THIRD, a proper use of the mind strengthens our witness in the world. I am convinced that one of the major reasons people reject the gospel in the West today is not because they perceive it to be false, but because they perceive it to be trivial. They think it is inadequate for the complexities and challenges of the world today. We know, of course, that in evangelism, in conversion, and in regeneration (or the new birth), the Holy Spirit has an indispensable part to play. Only the Spirit can lead a sinner to Christ. But when he leads us to Christ, he does not do it in spite of the evidence, but because of the evidence, when he opens our minds to attend to it.
To sum up, anti-intellectualism insults God, impoverishes us, and weakens our testimony in the world. A proper use of the mind glorifies God, enriches us, and strengthens our witness in the world."
It is interesting to me (though I do not have the full manuscript of what he shared in this address presented to The London Institute of Contemporary Christianity in 2001) that Stott does not even allude to the primary biblical imperatives that call us to use all the powers of our God-given intellect in our worship and service to Him and others -- the Two Greatest Commandments. As commands which most all Christian people have memorized at one time or another, it would seem that anti-intellectualism would be forever banished from the Church of God. For in those commands we are told (as part of our love and adoration of Him) to use every part of every human faculty given to us in loving Him and our neighbor. All our will and emotions and all the powers of our intellect, strength, energy or actions are to be used in sacred service to the one who gave them to us for the sake of His glory.
It is beyond dispute that we are to, "love the Lord our God with all our heart, and with all our soul, with all our MIND (emphasis mine), and with all our strength," (Mark 12:30). Or as Jesus affirms and summarizes it two verses later, "You are right in saying.that... To love Him with all your heart, with all your UNDERSTANDING (emphasis again is mine) and with all your strength, and to love your neighbor as yourself is more important than all burnt offerings and sacrifices."
Therefore, it is an unbiblical and unsustainable assertion to suggest that one should avoid using their mind, reason or intellect in the defense and furtherance of the faith (as long as the mind is used in the service of God and not to oppose the purposes of God). Gordon Fee, my professor of N.T. at Gordon-Conwell was raised in a Pentecostal environment where it was not unusual to hear people exalt the place of the heart and soul, but put down the place of the mind.
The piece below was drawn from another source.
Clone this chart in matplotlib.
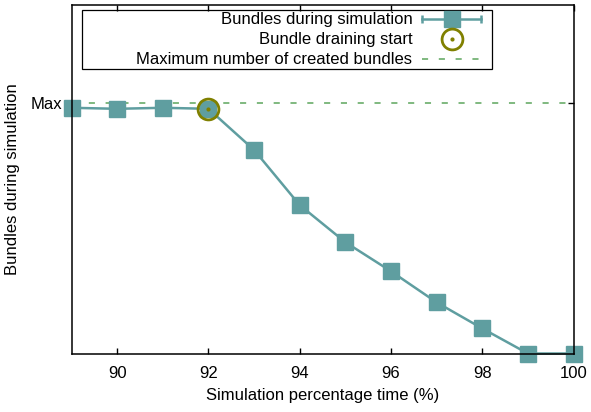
import matplotlib
matplotlib.use("Agg")
import matplotlib.pyplot as plt
from matplotlib.lines import Line2D
from matplotlib.patches import Rectangle
from matplotlib.legend_handler import HandlerLine2D, HandlerTuple

plt.rcParams['font.family'] = ['Liberation Sans', 'DejaVu Sans']

# Simulation progress (%) and bundle count relative to the maximum created
time_pct = [89, 90, 91, 92, 93, 94, 95, 96, 97, 98, 99, 100]
bundles = [0.98, 0.976, 0.98, 0.976, 0.812, 0.592, 0.444, 0.328, 0.204, 0.10, 0.0, 0.0]
drain_start_time = 92
max_bundles = 1.0
x_ticks = [90, 92, 94, 96, 98, 100]

teal = '#5f9ea0'
olive = '#808000'
green = '#5ca55c'
FS = 12

fig = plt.figure(figsize=(5.91, 4.12), dpi=100)
W, H = 591, 412
left, right, top, bottom = 71.5, 573.5, 4.5, 353.5
ax = fig.add_axes([left / W, 1 - bottom / H, (right - left) / W, (bottom - top) / H])

ax.set_xlim(89, 100)
ax.set_ylim(0, 1.392)

# maximum number of created bundles
ax.axhline(max_bundles, color=green, lw=1.1, ls=(0, (4, 7)), zorder=1)

# bundles during simulation
ax.plot(time_pct, bundles, color=teal, lw=1.8, marker='s', ms=11.5,
        clip_on=False, zorder=2)

# start of bundle draining
i = time_pct.index(drain_start_time)
ax.plot([drain_start_time], [bundles[i]], ls='none', marker='o', ms=15,
        mfc='none', mec=olive, mew=2, clip_on=False, zorder=3)
ax.plot([drain_start_time], [bundles[i]], ls='none', marker='o', ms=2,
        color=olive, clip_on=False, zorder=3)

for s in ax.spines.values():
    s.set_linewidth(1.1)
    s.set_zorder(4)

ax.set_xticks(x_ticks)
ax.set_yticks([max_bundles])
ax.set_yticklabels(['Max'])
ax.tick_params(direction='in', length=4, width=1, top=True, right=True,
               labelsize=FS, pad=7)
ax.tick_params(axis='x', pad=9)
ax.set_xlabel('Simulation percentage time (%)', fontsize=FS, labelpad=5)
ax.set_ylabel('Bundles during simulation', fontsize=FS, labelpad=7)

# legend
caps = Line2D([], [], color=teal, lw=1.8, marker='|', ms=6, mew=1.8)
sq = Line2D([], [], ls='none', color=teal, marker='s', ms=11.5)
ring = Line2D([], [], ls='none', marker='o', ms=15, mfc='none', mec=olive, mew=2)
dot = Line2D([], [], ls='none', marker='o', ms=2, color=olive)
dash = Line2D([], [], color=green, lw=1.1, ls=(0, (4, 7)))

ax_w = right - left
ax_h = bottom - top
box_l, box_r, box_t, box_b = 82, 492, 10, 69
ax.add_patch(Rectangle(((box_l - left) / ax_w, (bottom - box_b) / ax_h),
                       (box_r - box_l) / ax_w, (box_b - box_t) / ax_h,
                       transform=ax.transAxes, fill=False, ec='black', lw=0.9,
                       zorder=5, clip_on=False))

leg = ax.legend([(caps, sq), (ring, dot), dash],
                ['Bundles during simulation', 'Bundle draining start',
                 'Maximum number of created bundles'],
                handler_map={caps: HandlerLine2D(numpoints=2, marker_pad=0),
                             tuple: HandlerTuple(ndivide=1, pad=0)},
                markerfirst=False, frameon=False, fontsize=FS,
                handlelength=3.5, handletextpad=0.6, labelspacing=0.3,
                borderpad=0.2, borderaxespad=0,
                loc='upper right',
                bbox_to_anchor=((box_r - 8 - left) / ax_w, (bottom - box_t + 1) / ax_h))
leg.set_zorder(6)

fig.savefig('out.png', dpi=100)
He said that growing up he would hear people in that environment say, "I'd rather be a heart on fire than a mind on ice." But as he studied the Scriptures, and the place it gives to the mind, he realized that such an assertion resulted from an anti-intellectual, false and unbiblical dichotomy. He came to see that what the Bible actually encourages is, "not only a heart on fire for the Lord, but a mind that is also on fire for the Lord." The one does not negate the other. They actually compliment each other.
Simple faith in the Lord Jesus is a gift. But so also is a mind that uses all it's intellectual powers to love and serve God, as we see in such people as Blaise Pascal, Jonathan Edwards, C. S. Lewis, Ravi Zacharias, Deithrich Bonhoeffer, John Piper, Nancy Pearcy, Lee Stobel, Dallas Willard, Tim Keller, Os Guiness, and slews of other brilliant, God-loving and devout defenders of the faith. Such people have been blessings beyond description in being used of God to lead unbelievers to Christ, and encouraging believers to go deeper and deeper in the faith.